On the other hand, in completing its transmedia migration from TV to film and back again, One Life offers intimacies of the small screen that generate some odd empathies. The film’s most poignant image is of the afflicted creature in the Venus flytrap. Not since Jeff Goldblum’s embodiment has a fly’s predicament been so moving.
But this sympathy with what’s unlike us is fleeting. More often, the narration works to domesticate all that is wild and strange via an anthropomorphic framework, to make the other the same. Teamwork is commended in scenes with cheetahs, dolphins, and some industrious grasscutter ants that work together as “farmers, architects, and engineers” to build an underground city. Good mothers are celebrated throughout, from a self-sacrificing giant octopus to the strawberry poison arrow frog, described as a “dedicated single mother” who takes her tadpoles via an arduous tree climb to their “private nurseries.” Even “dads” do their bit, if only seeing off challenges to their family (here, a Congo gorilla). We are invited to admire the ingenuity of Capuchin monkeys cracking pine nuts, and their young imitating them “just as human toddlers do.” As the film builds to a crescendo with the emotional music cues provided by George Fenton, Craig notes that we are all looking for “the love of our life” and that all creatures share the overwhelming desire “to foster new life.”

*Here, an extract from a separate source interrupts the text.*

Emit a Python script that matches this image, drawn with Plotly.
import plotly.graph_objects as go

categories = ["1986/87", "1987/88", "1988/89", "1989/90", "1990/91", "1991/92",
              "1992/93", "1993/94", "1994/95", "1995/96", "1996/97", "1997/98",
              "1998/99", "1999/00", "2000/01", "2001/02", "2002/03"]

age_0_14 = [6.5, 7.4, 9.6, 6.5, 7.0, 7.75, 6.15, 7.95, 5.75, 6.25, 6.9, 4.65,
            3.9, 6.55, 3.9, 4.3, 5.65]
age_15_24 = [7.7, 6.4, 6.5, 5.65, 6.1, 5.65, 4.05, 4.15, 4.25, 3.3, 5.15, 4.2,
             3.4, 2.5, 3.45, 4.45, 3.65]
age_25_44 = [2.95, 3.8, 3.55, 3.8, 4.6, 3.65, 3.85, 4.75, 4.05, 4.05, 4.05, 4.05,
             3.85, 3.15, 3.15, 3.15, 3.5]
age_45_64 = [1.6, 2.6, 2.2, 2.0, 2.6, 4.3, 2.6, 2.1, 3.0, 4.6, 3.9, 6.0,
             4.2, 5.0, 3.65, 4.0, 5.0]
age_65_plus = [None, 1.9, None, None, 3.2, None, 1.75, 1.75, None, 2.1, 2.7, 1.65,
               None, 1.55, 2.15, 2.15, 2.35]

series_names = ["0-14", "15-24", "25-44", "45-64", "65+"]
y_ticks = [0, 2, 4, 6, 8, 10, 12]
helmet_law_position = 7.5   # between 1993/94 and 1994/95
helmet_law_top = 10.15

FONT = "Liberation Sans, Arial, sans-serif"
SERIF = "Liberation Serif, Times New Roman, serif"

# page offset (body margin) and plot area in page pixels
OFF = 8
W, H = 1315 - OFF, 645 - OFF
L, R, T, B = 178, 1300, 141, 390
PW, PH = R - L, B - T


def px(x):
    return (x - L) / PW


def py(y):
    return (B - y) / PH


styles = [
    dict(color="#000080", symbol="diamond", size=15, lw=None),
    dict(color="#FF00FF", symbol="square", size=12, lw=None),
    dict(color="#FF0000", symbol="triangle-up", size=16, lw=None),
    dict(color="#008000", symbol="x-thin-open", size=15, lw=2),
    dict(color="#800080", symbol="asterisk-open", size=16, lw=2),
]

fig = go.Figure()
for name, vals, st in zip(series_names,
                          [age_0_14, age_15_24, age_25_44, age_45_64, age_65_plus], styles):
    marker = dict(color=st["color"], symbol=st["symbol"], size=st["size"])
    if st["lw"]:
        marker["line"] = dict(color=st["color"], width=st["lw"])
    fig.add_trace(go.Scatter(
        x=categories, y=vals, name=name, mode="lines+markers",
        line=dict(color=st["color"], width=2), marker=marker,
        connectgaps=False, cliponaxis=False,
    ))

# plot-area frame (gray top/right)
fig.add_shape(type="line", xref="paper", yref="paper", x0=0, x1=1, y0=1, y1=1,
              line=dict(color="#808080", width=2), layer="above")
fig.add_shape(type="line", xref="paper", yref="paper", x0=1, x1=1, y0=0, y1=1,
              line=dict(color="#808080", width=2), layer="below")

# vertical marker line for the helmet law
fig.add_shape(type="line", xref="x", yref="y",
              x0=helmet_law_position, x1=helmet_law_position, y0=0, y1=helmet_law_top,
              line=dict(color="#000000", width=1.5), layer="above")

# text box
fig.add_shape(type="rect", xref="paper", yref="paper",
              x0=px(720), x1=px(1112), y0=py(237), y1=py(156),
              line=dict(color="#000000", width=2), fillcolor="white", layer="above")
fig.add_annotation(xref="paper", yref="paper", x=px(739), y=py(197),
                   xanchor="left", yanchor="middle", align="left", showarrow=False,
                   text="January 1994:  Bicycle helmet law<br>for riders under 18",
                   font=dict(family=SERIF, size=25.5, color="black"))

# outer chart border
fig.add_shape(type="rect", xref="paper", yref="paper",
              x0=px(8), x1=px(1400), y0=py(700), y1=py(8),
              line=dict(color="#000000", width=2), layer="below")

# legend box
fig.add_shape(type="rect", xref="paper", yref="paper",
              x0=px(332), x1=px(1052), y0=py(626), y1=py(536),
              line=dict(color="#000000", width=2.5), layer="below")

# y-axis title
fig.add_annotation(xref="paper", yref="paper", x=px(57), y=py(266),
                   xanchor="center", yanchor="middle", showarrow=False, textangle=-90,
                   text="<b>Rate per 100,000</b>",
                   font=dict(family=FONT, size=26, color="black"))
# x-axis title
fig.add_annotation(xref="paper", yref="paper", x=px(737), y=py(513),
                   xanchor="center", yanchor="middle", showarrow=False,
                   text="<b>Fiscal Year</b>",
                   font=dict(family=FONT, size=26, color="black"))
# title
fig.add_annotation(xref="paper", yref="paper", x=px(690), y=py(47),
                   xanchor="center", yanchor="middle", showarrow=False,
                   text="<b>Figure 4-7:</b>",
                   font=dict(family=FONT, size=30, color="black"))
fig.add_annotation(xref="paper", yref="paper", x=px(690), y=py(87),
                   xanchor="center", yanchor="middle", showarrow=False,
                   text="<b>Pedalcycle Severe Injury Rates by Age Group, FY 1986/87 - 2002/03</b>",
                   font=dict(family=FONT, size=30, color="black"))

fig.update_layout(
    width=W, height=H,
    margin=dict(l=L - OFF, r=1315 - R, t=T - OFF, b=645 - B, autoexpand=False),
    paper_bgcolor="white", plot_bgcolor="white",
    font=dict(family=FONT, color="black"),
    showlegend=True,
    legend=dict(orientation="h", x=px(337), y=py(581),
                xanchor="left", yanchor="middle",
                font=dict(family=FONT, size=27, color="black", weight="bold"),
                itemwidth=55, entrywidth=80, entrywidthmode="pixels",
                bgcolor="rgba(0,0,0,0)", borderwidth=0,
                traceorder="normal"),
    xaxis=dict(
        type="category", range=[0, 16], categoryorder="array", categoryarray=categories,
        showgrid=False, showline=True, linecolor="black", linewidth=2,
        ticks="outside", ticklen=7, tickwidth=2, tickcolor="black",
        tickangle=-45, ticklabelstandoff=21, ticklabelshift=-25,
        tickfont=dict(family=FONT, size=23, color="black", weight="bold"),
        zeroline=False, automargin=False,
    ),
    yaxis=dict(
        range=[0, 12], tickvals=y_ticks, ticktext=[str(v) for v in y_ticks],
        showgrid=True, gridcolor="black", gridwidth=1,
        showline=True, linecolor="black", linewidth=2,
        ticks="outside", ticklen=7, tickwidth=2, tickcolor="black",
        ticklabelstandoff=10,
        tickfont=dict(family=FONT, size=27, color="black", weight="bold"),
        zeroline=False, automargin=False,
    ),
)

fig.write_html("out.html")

Such anthropomorphism can have productive potential. It is precisely that act of imagining the other’s perspective that moves people to act on behalf of the perceived desires of an animal. Here, though, it is merely a narcissistic projection that subsumes difference and otherness. This is what Kari Weil, in Thinking Animals: Why Animal Studies Now?, calls “critical anthropomorphism.” These animals are just like us, if we subscribe to heterosexuality and family values. The trailer packages the film’s high points into a greatest hits compilation that distills its heteronormative focus: couples of all sorts set out on their epic teleological journey to find love and have babies.

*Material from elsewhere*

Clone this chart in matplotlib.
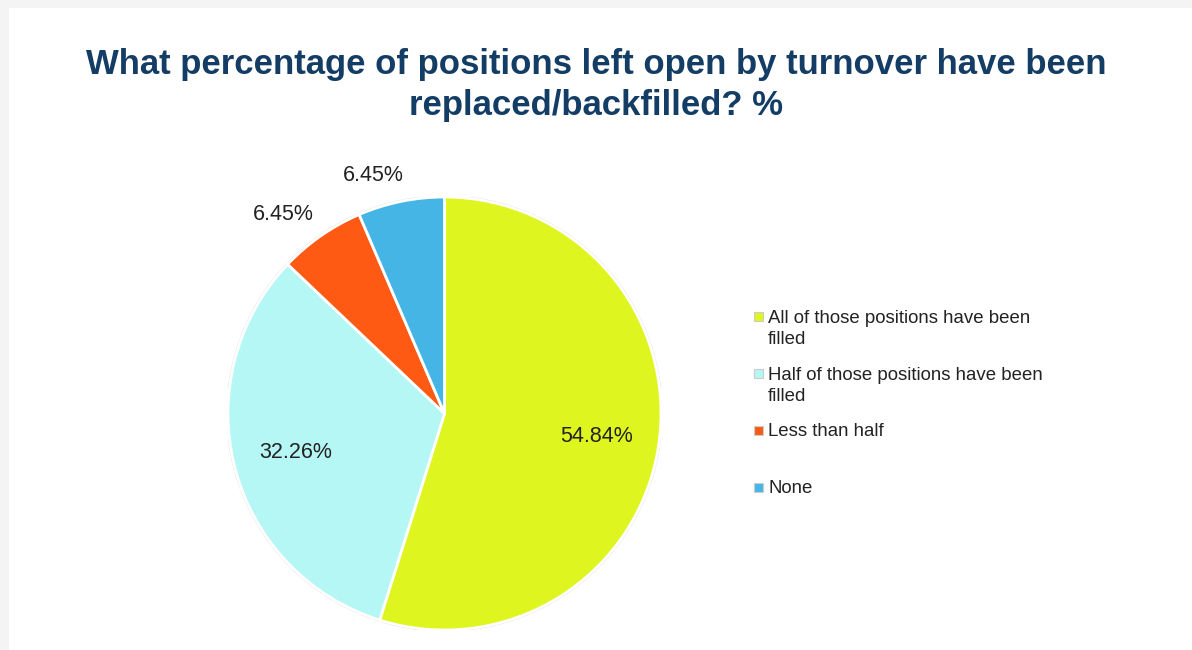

Like so much wildlife edutainment, One Life features notable absences. There are no human/non-human animal contact zones where disparate cultures grapple with each other and new relationships are constituted. There are no indigenous peoples and no industrialized sites. Wildlife seems to exist only in exotic, uninhabited places. There are no extended sequences that enable us to get to know individual animals over a period of time. One Life casts our encounters with our partners in life as a type of speed dating.

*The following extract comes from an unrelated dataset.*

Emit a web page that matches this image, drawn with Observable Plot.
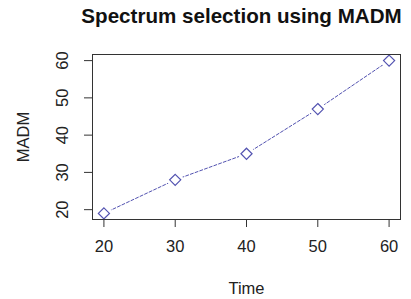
<!DOCTYPE html>
<html>
<head>
<meta charset="utf-8">
<script src="https://cdn.jsdelivr.net/npm/d3@7"></script>
<script src="https://cdn.jsdelivr.net/npm/@observablehq/plot@0.6"></script>
<style>
  html, body { margin: 0; padding: 0; background: #fff; }
  #chart svg { display: block; }
</style>
</head>
<body>
<div id="chart"></div>
<script>
const title = "Spectrum selection using MADM";
const time = [20, 30, 40, 50, 60];
const madm = [19, 28, 35, 47, 60];
const xTicks = [20, 30, 40, 50, 60];
const yTicks = [20, 30, 40, 50, 60];
const xLabel = "Time";
const yLabel = "MADM";

const data = time.map((t, i) => ({time: t, madm: madm[i]}));
const font = '"Liberation Sans", Arial, sans-serif';
const lineColor = "#5252b0";
const textColor = "#222";

const chart = Plot.plot({
  width: 411,
  height: 299,
  marginTop: 54,
  marginBottom: 80,
  marginLeft: 92,
  marginRight: 11,
  style: {fontFamily: font, background: "#fff", color: textColor},
  x: {domain: [18.4, 61.6]},
  y: {domain: [17.36, 61.64]},
  marks: [
    Plot.line(data, {x: "time", y: "madm", stroke: lineColor, strokeWidth: 1, strokeDasharray: "3,2"}),
    Plot.dot(data, {x: "time", y: "madm", r: 8, fill: "#fff", stroke: null}),
    Plot.dot(data, {x: "time", y: "madm", symbol: "diamond2", r: 5, stroke: lineColor, strokeWidth: 1.2, fill: "none"}),
    Plot.frame({stroke: "#333", strokeWidth: 1}),
    Plot.axisX({ticks: xTicks, tickSize: 8, tickPadding: 13, fontSize: 16.5, label: null, stroke: "#333", fill: textColor}),
    Plot.axisY({ticks: yTicks, tickSize: 8, tickFormat: () => "", label: null, stroke: "#333"}),
    Plot.text(yTicks, {y: d => d, text: d => String(d), frameAnchor: "left", dx: -30, rotate: -90,
      textAnchor: "middle", lineAnchor: "middle", fontSize: 16.5, fill: textColor}),
    Plot.text([yLabel], {text: d => d, frameAnchor: "left", dx: -69, rotate: -90,
      textAnchor: "middle", lineAnchor: "middle", fontSize: 16.5, fill: textColor}),
    Plot.text([xLabel], {text: d => d, frameAnchor: "bottom", dy: 69,
      textAnchor: "middle", lineAnchor: "middle", fontSize: 16.5, fill: textColor}),
    Plot.text([title], {text: d => d, frameAnchor: "top", dy: -38, dx: -5,
      textAnchor: "middle", lineAnchor: "middle", fontSize: 20.6, fontWeight: "bold", fill: "#111"})
  ]
});
document.getElementById("chart").appendChild(chart);
</script>
</body>
</html>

The disjunctions in such superficial storytelling enable a counter-narrative. Beginning with parenting and ending with mating, the documentary’s central sections are dominated by hunting. The conclusion suppresses these less palatable stories to suggest that all we need is love. But the irony of having the film’s sentimental agenda delivered by the actor who super-sexed Bond reminds us that there are other perspectives. The documentary may speak more to our similarities with the vicious, indifferent, and self-interested creatures at its centre than the representatives of animal cuteness. From a zoomorphic perspective, we too are red in tooth and claw.